Still, she has begun to win over some of the state’s big givers, many of whom backed her more establishment-aligned primary opponent. Last week, she held a fundraiser at the Biltmore Estates in Phoenix that netted $650,000, according to an organizer.
While other candidates line their campaigns with experienced advisers, Lake’s organization is filled with young aides who are new to politics. The campaign has taken on a collegiate feel: During a visit to her headquarters last Thursday, several teenage staffers typed away on laptops. A nearby wall featured a poster of Lake superimposed onto the cover of an album by the rapper Drake.
And following last week’s fundraiser, Lake staffers set off fireworks outside the home of Robson, her defeated primary opponent who happens to live several doors down from where the event took place.
The roster of top Lake aides includes Dale, a political first-timer and former local TV host who met Lake when she was starting in the TV news business. Dale, who is regularly at Lake’s side, has taken on the role of director of operations. There is also 21-year-old Matthew Martinez, who is taking a year off from college to run the get-out-the-vote effort.
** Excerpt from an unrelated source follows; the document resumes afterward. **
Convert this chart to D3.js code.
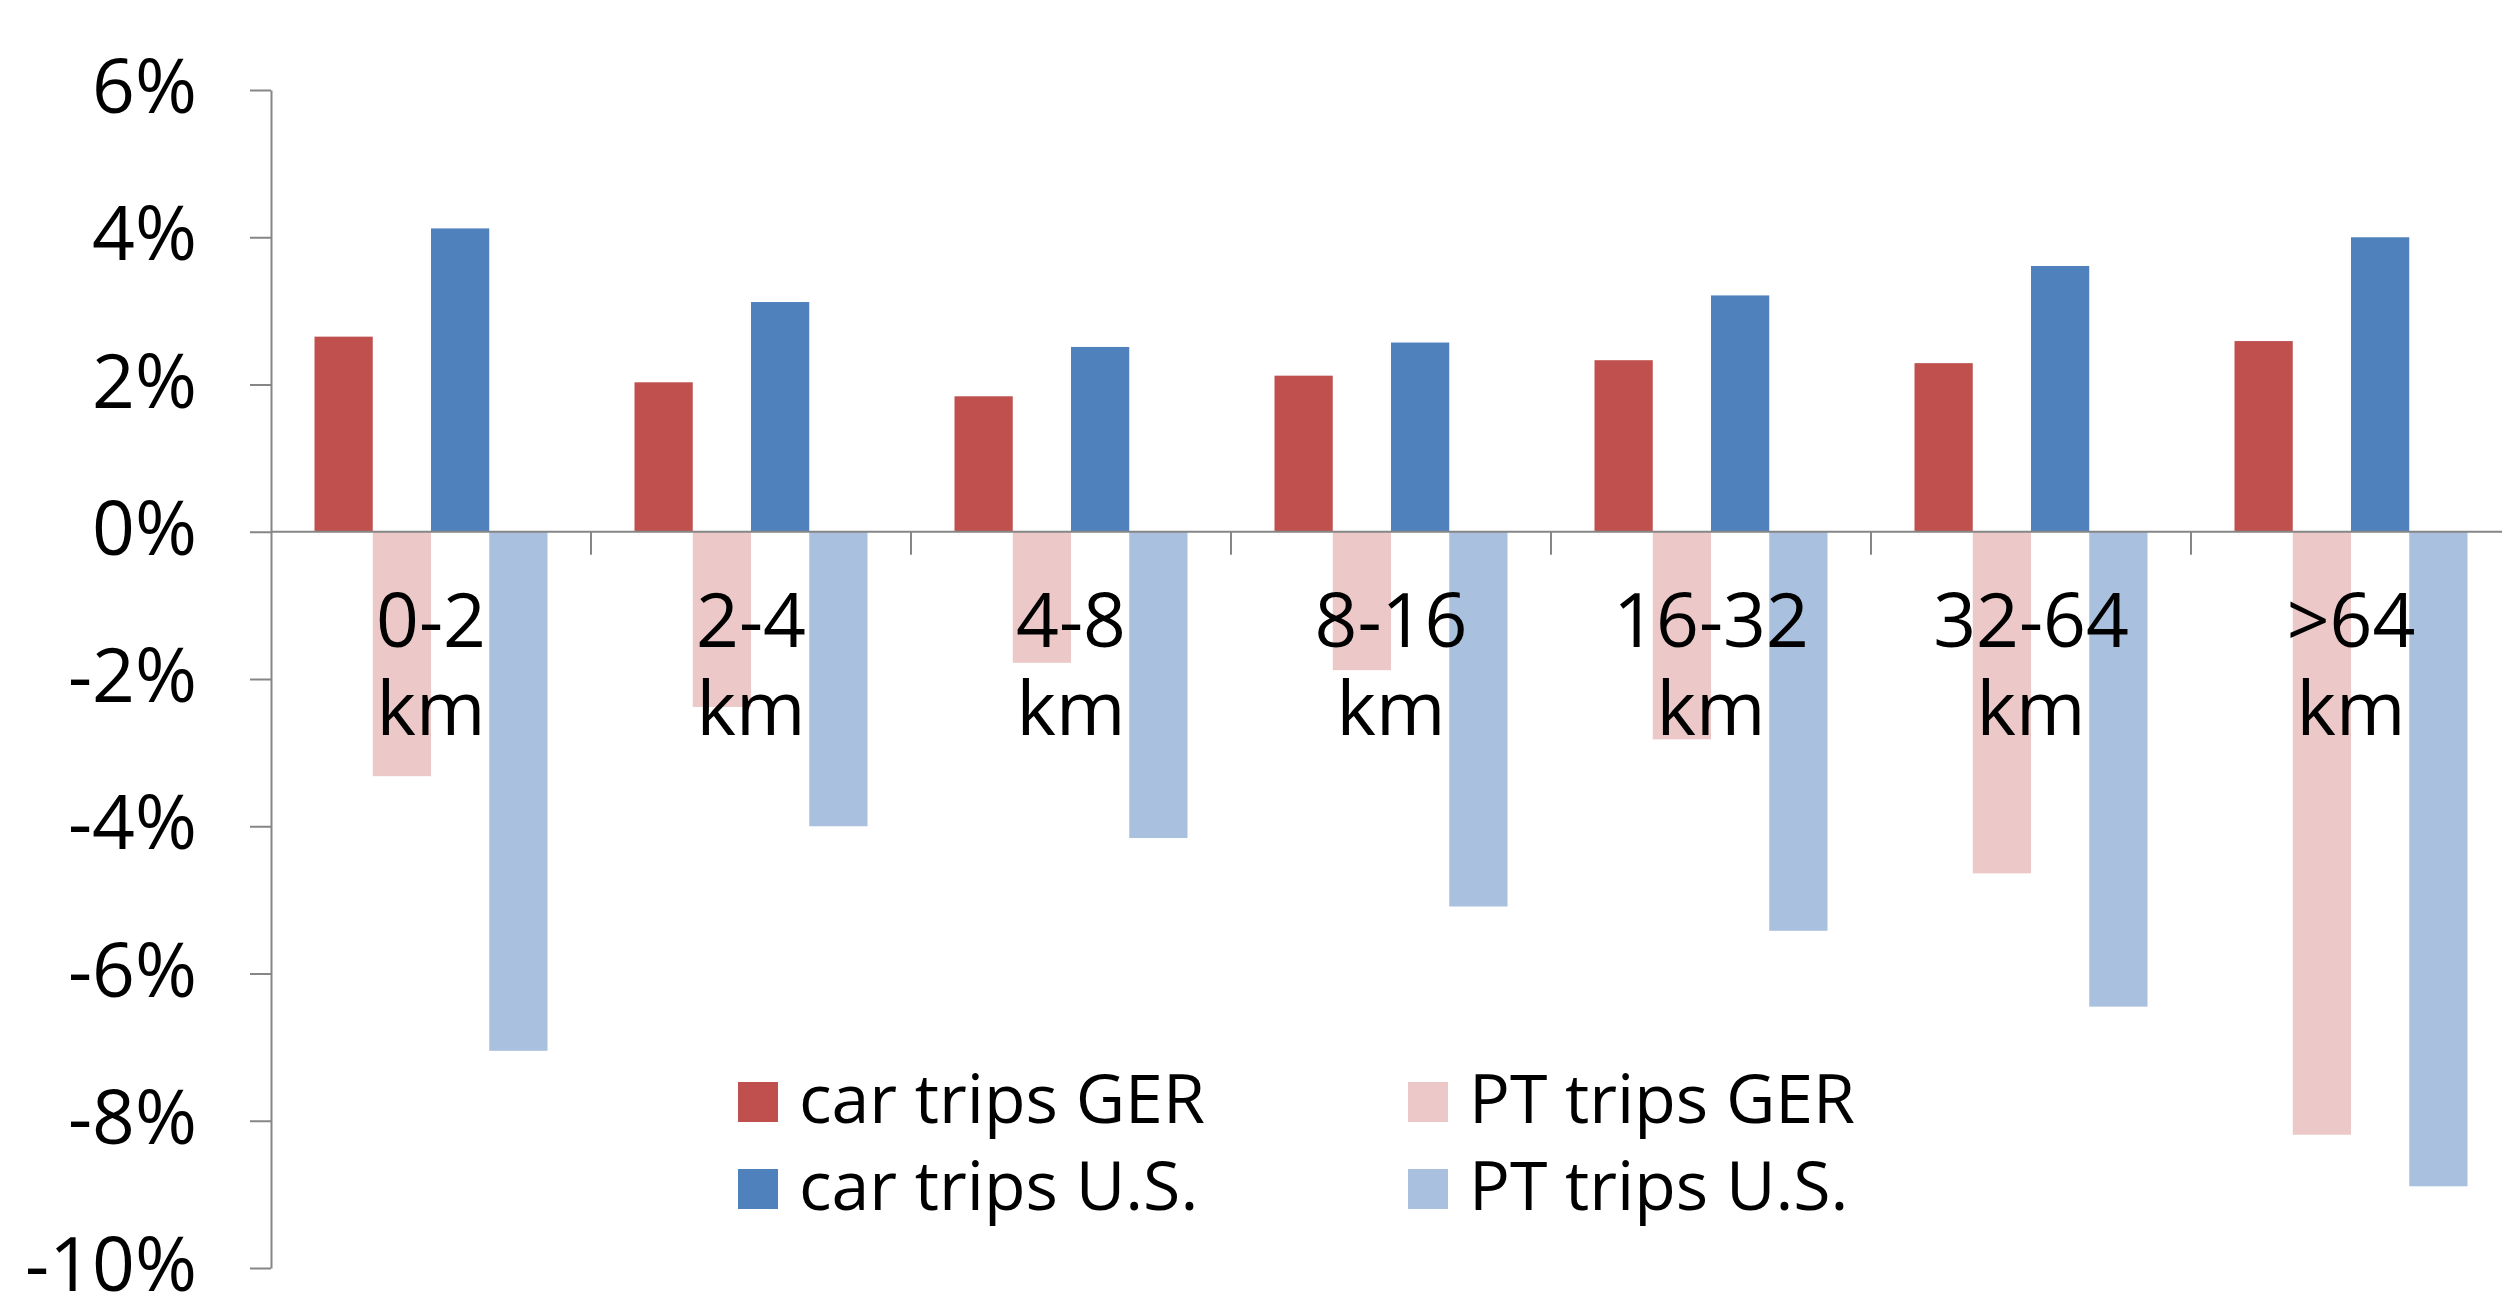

And there is 27-year-old Colton Duncan, who Lake calls “the most important person on the campaign” and likens to the provocateur and Trump adviser Roger Stone. Duncan, who grew up in a trailer park in Lubbock, Texas, was brought in early to help Lake with messaging. He has called himself the “anti-consultant consultant.”
With the race heading down the final stretch, public polls show it is competitive: A CBS News/YouGov survey released Wednesday shows Lake and Hobbs tied at 49 percent, the latest in a string of surveys showing a tight race.
And, as Trump heads to Arizona this weekend to host a rally for Lake, her campaign has drawn the attention of those in the former president’s orbit. Steve Bannon, a former Trump chief strategist who has had Lake on his “War Room” podcast, called her “the most unique” candidate to come out of the pro-Trump movement, and argued that her rise reflected a shift in how campaigns are run.
“I think the game is changing rapidly,” he said. “It’s unbelievable.”